- _Exercise description_:
Your task is to retype the lines between the line with "Convert this chart to matplotlib code." and the line with "plt.rcParams['font.family'] = ['Liberation", inclusive. Copy no pictures and no other lines.

- _Extracted data_:
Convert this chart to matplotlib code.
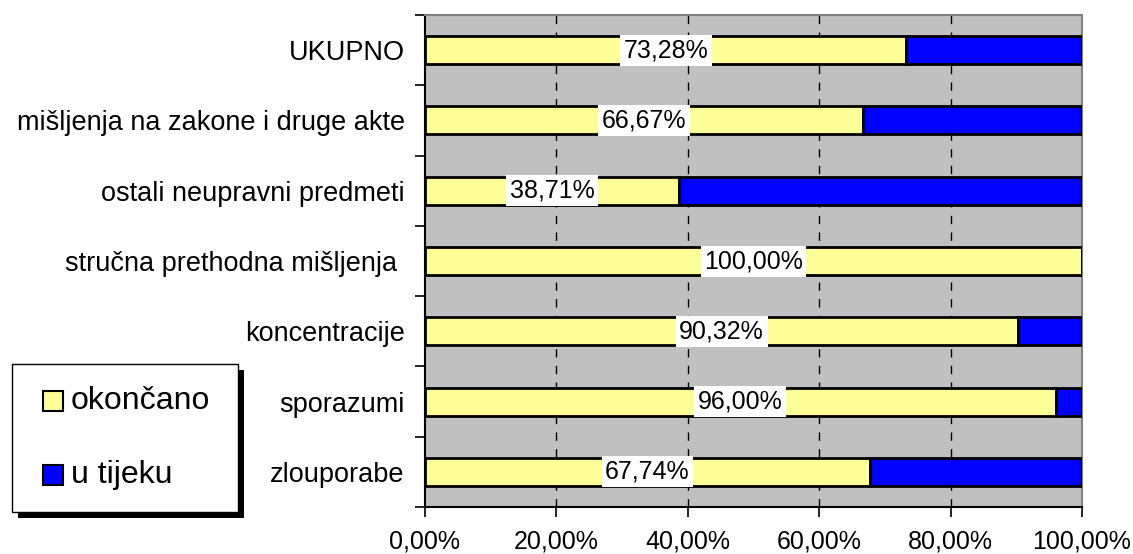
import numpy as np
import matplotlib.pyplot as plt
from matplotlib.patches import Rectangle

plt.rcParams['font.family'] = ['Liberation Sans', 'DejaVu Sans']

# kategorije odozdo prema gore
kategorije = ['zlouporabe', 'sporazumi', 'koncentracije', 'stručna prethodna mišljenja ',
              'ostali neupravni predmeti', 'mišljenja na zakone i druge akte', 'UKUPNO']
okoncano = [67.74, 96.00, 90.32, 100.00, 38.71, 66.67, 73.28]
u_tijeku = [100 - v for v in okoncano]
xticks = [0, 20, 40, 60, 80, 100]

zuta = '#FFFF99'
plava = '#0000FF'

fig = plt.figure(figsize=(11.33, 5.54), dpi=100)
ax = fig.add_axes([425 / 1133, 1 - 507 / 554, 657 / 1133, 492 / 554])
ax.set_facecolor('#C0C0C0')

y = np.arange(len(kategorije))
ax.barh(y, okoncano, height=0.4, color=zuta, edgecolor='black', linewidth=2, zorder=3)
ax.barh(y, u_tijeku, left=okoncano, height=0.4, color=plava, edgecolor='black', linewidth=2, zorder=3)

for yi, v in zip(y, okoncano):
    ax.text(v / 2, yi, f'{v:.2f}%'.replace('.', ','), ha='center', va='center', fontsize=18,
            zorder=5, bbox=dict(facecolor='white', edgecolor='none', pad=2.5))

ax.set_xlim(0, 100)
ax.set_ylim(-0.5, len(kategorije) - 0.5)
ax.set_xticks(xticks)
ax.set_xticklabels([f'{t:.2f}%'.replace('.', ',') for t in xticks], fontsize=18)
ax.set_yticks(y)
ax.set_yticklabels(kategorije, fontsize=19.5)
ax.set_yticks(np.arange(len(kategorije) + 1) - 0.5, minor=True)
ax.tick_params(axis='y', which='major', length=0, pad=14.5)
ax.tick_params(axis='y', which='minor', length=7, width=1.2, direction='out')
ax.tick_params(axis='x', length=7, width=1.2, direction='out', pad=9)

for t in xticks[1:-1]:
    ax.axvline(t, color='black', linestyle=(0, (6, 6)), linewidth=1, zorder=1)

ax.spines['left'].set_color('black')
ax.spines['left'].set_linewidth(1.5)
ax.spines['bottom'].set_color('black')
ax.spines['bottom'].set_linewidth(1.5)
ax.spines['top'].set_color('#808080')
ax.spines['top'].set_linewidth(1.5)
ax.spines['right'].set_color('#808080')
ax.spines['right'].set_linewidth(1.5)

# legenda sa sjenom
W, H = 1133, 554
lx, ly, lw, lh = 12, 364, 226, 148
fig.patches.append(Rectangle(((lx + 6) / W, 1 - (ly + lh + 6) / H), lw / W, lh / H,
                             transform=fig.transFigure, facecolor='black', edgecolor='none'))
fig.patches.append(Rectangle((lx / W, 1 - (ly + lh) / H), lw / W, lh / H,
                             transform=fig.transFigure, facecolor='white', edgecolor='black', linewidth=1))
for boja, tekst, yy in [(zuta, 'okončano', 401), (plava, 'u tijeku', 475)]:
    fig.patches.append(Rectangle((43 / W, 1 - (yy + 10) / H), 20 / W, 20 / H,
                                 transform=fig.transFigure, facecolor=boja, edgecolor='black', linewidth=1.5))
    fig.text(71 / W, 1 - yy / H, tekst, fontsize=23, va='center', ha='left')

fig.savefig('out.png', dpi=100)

--

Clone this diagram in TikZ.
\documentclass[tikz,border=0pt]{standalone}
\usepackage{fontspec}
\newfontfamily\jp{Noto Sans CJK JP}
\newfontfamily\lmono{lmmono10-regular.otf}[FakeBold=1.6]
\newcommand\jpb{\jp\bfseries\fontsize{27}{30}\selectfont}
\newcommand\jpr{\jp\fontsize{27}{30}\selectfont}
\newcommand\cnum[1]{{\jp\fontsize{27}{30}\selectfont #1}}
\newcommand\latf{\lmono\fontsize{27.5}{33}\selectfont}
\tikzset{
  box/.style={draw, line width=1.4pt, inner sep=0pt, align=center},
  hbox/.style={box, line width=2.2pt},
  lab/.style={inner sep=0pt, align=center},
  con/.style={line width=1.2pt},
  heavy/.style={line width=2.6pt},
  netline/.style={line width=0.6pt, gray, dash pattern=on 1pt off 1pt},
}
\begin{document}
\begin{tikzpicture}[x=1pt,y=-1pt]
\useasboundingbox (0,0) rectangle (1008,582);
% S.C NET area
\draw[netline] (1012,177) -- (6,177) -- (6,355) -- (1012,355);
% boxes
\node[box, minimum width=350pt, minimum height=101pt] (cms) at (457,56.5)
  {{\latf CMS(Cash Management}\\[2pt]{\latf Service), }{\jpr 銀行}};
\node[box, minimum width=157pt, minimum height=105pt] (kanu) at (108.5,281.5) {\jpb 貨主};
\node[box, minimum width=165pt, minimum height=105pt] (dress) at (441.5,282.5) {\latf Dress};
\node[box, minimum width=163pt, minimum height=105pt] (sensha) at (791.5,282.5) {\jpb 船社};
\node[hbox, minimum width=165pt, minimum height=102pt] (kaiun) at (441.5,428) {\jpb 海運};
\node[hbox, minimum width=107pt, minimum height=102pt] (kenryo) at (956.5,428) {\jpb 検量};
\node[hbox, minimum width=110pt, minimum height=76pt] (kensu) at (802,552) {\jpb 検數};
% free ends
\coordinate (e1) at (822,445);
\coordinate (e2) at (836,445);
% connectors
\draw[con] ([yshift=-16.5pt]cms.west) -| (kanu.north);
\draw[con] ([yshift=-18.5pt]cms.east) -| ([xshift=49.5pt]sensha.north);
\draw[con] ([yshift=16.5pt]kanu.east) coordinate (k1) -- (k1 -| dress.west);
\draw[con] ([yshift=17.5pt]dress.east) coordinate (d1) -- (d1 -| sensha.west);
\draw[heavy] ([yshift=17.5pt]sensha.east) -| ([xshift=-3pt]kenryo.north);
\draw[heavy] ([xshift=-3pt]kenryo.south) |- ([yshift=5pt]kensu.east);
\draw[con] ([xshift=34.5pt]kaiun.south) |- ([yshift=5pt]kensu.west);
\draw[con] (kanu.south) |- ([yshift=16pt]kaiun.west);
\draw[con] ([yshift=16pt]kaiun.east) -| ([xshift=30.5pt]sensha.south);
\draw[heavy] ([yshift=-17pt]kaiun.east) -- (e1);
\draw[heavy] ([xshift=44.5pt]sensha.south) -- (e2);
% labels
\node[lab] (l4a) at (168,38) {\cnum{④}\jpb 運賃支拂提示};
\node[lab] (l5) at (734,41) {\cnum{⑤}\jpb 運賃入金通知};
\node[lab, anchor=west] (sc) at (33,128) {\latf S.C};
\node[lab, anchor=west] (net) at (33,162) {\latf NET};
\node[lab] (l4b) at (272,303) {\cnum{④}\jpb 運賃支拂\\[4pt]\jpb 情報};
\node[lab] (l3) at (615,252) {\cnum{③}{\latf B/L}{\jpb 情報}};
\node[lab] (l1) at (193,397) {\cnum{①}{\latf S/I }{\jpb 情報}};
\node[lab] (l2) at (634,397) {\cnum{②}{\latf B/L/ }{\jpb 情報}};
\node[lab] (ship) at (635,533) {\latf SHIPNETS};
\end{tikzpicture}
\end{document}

- _Solution to this problem_:
Convert this chart to matplotlib code.
import numpy as np
import matplotlib.pyplot as plt
from matplotlib.patches import Rectangle

plt.rcParams['font.family'] = ['Liberation Sans', 'DejaVu Sans']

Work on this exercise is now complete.